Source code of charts
- - - - -

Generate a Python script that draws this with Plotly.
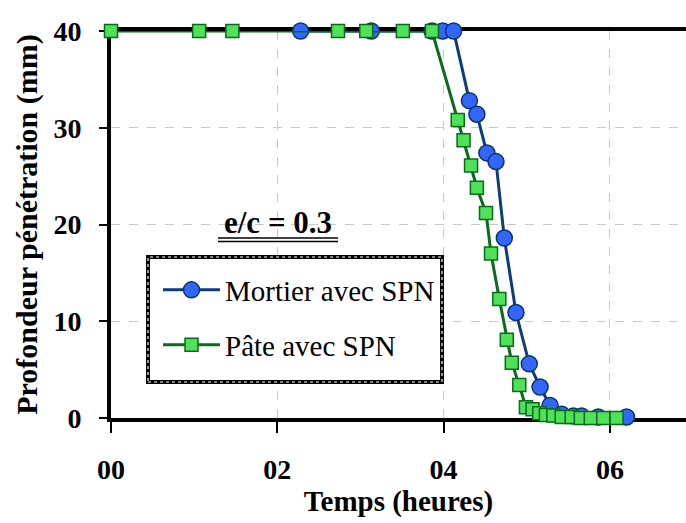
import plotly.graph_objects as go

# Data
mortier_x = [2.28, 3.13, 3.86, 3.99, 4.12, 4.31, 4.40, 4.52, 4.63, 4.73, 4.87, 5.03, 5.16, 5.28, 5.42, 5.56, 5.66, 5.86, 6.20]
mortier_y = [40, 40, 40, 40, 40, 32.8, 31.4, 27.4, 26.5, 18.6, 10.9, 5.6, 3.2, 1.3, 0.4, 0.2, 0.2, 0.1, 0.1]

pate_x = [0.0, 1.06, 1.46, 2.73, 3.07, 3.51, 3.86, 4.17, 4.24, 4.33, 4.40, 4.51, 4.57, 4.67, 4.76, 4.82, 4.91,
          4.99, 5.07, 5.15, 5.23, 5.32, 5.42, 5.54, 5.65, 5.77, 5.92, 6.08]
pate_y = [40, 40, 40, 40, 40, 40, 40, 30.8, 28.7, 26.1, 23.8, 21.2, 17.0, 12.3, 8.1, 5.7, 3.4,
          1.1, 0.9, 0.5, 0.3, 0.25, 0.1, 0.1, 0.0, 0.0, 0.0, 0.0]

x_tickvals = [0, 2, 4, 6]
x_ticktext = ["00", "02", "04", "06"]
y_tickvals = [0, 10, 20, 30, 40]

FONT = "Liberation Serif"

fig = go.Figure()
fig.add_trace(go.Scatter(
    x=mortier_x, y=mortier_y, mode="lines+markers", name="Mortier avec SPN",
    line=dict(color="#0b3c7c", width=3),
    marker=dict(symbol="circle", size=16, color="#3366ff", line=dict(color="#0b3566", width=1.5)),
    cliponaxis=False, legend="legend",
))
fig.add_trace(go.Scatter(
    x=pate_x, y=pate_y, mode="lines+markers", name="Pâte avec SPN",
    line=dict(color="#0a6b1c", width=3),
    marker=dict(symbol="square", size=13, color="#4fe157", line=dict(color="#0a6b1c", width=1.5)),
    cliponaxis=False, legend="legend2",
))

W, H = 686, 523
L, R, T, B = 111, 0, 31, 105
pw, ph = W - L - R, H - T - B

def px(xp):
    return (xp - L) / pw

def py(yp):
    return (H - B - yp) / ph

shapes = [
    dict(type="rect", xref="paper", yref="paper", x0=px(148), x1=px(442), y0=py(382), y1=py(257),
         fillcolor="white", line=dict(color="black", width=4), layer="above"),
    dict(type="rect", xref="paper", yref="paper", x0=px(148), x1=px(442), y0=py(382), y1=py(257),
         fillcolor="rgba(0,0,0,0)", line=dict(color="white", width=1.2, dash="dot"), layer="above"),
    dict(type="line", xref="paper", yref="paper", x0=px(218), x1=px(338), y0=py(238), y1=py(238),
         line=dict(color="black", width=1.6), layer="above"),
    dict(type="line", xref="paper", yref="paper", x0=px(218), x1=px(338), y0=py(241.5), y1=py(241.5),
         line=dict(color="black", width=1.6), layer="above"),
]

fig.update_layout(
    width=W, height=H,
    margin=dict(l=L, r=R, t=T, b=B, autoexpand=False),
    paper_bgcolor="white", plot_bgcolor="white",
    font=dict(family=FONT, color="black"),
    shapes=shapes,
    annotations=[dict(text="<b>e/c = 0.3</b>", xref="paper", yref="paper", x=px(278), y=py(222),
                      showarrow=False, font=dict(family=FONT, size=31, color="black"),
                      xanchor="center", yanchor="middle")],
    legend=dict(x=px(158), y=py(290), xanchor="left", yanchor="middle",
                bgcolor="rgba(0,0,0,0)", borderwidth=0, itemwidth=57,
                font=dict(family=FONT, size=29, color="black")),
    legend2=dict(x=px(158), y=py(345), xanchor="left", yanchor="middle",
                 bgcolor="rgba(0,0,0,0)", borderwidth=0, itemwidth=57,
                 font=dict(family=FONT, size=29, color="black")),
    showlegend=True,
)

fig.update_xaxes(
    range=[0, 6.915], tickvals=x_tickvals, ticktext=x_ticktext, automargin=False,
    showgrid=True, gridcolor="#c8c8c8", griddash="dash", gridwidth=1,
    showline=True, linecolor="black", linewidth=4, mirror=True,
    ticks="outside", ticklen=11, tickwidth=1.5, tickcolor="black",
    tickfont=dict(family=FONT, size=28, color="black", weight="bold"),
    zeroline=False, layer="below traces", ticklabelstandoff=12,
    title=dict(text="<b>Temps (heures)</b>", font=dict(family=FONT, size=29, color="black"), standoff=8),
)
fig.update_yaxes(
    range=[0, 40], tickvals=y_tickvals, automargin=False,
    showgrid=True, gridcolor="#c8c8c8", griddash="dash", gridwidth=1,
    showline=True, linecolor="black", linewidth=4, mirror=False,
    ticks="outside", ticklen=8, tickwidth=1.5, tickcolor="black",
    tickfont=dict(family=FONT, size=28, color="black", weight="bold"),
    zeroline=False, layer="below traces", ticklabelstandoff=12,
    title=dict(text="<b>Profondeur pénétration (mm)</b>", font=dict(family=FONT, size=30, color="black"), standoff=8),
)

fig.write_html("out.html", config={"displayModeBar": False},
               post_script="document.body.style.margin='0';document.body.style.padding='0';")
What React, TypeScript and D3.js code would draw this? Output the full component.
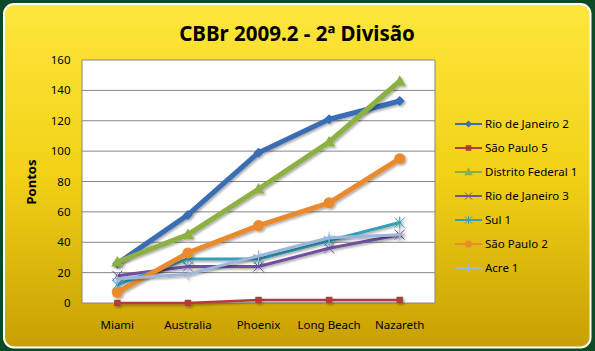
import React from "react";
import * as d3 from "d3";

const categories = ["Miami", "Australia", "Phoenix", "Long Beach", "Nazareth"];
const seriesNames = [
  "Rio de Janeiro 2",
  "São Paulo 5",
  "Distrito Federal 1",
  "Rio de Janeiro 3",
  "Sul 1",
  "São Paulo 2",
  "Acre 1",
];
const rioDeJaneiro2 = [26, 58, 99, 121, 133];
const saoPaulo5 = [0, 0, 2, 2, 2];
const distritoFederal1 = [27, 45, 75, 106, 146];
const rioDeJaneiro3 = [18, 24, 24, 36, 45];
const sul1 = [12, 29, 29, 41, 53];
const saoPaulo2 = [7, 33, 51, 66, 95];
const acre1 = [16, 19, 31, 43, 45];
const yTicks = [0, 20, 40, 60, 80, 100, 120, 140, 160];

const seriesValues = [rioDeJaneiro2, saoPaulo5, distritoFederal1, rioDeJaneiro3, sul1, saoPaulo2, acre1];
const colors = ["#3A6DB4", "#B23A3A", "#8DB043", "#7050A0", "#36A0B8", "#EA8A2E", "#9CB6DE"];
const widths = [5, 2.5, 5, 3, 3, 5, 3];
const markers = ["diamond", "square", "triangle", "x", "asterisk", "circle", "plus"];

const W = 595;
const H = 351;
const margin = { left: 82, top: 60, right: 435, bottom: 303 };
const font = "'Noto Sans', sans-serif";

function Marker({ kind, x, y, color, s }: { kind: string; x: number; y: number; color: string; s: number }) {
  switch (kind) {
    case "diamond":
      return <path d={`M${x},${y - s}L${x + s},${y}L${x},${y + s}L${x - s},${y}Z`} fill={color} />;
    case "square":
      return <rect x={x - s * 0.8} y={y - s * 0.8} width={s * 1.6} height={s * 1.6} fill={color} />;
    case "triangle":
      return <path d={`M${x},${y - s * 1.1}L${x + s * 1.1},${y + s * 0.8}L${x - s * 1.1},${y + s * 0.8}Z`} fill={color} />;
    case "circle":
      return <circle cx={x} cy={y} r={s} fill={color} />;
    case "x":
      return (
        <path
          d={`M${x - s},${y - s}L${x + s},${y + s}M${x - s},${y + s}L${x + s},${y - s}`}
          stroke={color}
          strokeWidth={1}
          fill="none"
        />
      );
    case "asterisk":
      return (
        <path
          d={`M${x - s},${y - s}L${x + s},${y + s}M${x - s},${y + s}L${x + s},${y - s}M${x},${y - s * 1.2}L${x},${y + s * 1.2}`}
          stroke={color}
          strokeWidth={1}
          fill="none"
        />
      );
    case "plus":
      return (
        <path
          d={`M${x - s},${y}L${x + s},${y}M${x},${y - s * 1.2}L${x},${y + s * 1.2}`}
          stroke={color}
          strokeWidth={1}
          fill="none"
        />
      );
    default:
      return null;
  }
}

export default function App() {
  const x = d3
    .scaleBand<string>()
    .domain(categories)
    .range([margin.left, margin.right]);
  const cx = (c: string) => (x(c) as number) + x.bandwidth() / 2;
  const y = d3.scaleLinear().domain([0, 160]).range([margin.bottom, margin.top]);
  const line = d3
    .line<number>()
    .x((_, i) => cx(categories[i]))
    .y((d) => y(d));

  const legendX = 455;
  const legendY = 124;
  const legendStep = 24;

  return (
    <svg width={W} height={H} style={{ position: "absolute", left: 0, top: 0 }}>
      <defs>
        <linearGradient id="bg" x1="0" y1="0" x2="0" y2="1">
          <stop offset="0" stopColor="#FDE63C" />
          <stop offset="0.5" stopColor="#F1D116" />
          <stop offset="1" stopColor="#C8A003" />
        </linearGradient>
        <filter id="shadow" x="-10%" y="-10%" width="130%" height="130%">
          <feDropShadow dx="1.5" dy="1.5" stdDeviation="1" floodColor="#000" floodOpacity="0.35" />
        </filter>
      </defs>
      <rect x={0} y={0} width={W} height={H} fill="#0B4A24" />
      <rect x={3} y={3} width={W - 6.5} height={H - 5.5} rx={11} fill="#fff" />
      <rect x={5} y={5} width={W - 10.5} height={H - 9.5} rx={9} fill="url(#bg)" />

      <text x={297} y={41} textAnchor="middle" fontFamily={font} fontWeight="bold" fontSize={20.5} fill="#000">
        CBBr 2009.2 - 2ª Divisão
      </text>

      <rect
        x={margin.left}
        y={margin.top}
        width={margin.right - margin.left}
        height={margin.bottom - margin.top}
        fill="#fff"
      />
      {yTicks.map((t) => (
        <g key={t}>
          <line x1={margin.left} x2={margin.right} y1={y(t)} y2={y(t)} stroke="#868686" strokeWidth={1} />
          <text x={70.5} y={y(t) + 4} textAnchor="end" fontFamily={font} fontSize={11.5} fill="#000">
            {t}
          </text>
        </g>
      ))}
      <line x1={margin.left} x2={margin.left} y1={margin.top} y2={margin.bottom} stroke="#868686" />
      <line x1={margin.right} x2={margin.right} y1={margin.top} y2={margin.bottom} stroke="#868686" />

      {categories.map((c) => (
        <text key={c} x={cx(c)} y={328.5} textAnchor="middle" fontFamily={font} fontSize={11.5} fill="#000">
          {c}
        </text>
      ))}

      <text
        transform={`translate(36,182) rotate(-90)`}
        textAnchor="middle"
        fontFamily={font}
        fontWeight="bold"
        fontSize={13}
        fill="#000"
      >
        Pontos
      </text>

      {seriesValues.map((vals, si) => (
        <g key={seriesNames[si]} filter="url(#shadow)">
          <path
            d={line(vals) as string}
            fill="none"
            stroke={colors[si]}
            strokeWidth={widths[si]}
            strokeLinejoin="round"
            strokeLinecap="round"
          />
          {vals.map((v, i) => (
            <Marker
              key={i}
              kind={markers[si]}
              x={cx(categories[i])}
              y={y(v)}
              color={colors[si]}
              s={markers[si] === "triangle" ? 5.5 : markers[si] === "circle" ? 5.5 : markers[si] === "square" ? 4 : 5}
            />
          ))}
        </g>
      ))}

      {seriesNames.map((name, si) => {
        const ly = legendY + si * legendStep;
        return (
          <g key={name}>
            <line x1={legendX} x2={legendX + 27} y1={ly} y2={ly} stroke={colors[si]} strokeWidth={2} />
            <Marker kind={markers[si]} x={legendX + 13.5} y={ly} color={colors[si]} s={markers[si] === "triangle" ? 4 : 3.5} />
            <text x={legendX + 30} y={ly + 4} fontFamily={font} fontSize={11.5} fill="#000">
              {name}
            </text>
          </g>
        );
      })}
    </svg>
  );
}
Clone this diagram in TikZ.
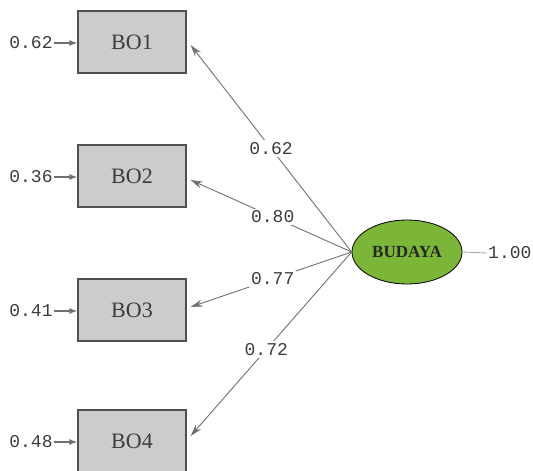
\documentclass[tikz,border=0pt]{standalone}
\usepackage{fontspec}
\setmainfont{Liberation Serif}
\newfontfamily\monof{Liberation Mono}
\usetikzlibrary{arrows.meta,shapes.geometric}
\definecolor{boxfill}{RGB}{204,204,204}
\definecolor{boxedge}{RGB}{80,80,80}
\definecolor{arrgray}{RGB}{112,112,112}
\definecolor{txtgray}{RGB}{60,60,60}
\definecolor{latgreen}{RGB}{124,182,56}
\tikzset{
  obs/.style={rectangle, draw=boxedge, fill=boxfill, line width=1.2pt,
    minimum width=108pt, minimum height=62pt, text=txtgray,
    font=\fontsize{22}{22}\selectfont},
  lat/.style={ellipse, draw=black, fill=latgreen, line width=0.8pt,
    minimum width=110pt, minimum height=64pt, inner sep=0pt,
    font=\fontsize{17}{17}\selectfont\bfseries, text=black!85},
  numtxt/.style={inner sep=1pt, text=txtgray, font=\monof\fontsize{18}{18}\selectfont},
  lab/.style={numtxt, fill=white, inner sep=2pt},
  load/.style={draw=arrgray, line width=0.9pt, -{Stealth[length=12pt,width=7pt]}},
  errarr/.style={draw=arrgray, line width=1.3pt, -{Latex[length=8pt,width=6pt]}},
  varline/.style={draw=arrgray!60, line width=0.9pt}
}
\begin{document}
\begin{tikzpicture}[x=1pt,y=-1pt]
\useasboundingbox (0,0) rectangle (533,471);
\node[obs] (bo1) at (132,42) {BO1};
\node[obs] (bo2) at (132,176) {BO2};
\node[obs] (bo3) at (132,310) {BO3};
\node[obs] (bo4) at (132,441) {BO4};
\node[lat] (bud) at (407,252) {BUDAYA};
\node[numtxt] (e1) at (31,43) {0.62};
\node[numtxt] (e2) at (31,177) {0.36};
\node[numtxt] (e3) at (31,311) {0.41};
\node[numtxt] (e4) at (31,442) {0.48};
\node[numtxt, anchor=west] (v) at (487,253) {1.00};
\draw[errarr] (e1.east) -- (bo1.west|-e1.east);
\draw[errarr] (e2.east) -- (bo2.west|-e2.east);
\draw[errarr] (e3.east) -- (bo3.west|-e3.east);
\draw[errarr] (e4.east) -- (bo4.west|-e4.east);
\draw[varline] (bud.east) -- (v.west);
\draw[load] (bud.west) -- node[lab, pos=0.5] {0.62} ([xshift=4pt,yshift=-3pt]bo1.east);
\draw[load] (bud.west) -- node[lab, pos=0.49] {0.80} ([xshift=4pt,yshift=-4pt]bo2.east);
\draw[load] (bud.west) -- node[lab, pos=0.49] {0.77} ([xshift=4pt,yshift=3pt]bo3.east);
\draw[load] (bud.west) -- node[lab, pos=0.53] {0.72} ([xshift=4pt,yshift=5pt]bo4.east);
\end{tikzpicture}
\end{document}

- - - - -

* _WHAT THE TASK ASKS_: Write out the lines from the start of the material to the line with "return (H - B - yp) / ph", inclusive and exactly. Skip the pictures.

* _TASK OUTPUT_:
Generate a Python script that draws this with Plotly.
import plotly.graph_objects as go

# Data
mortier_x = [2.28, 3.13, 3.86, 3.99, 4.12, 4.31, 4.40, 4.52, 4.63, 4.73, 4.87, 5.03, 5.16, 5.28, 5.42, 5.56, 5.66, 5.86, 6.20]
mortier_y = [40, 40, 40, 40, 40, 32.8, 31.4, 27.4, 26.5, 18.6, 10.9, 5.6, 3.2, 1.3, 0.4, 0.2, 0.2, 0.1, 0.1]

pate_x = [0.0, 1.06, 1.46, 2.73, 3.07, 3.51, 3.86, 4.17, 4.24, 4.33, 4.40, 4.51, 4.57, 4.67, 4.76, 4.82, 4.91,
          4.99, 5.07, 5.15, 5.23, 5.32, 5.42, 5.54, 5.65, 5.77, 5.92, 6.08]
pate_y = [40, 40, 40, 40, 40, 40, 40, 30.8, 28.7, 26.1, 23.8, 21.2, 17.0, 12.3, 8.1, 5.7, 3.4,
          1.1, 0.9, 0.5, 0.3, 0.25, 0.1, 0.1, 0.0, 0.0, 0.0, 0.0]

x_tickvals = [0, 2, 4, 6]
x_ticktext = ["00", "02", "04", "06"]
y_tickvals = [0, 10, 20, 30, 40]

FONT = "Liberation Serif"

fig = go.Figure()
fig.add_trace(go.Scatter(
    x=mortier_x, y=mortier_y, mode="lines+markers", name="Mortier avec SPN",
    line=dict(color="#0b3c7c", width=3),
    marker=dict(symbol="circle", size=16, color="#3366ff", line=dict(color="#0b3566", width=1.5)),
    cliponaxis=False, legend="legend",
))
fig.add_trace(go.Scatter(
    x=pate_x, y=pate_y, mode="lines+markers", name="Pâte avec SPN",
    line=dict(color="#0a6b1c", width=3),
    marker=dict(symbol="square", size=13, color="#4fe157", line=dict(color="#0a6b1c", width=1.5)),
    cliponaxis=False, legend="legend2",
))

W, H = 686, 523
L, R, T, B = 111, 0, 31, 105
pw, ph = W - L - R, H - T - B

def px(xp):
    return (xp - L) / pw

def py(yp):
    return (H - B - yp) / ph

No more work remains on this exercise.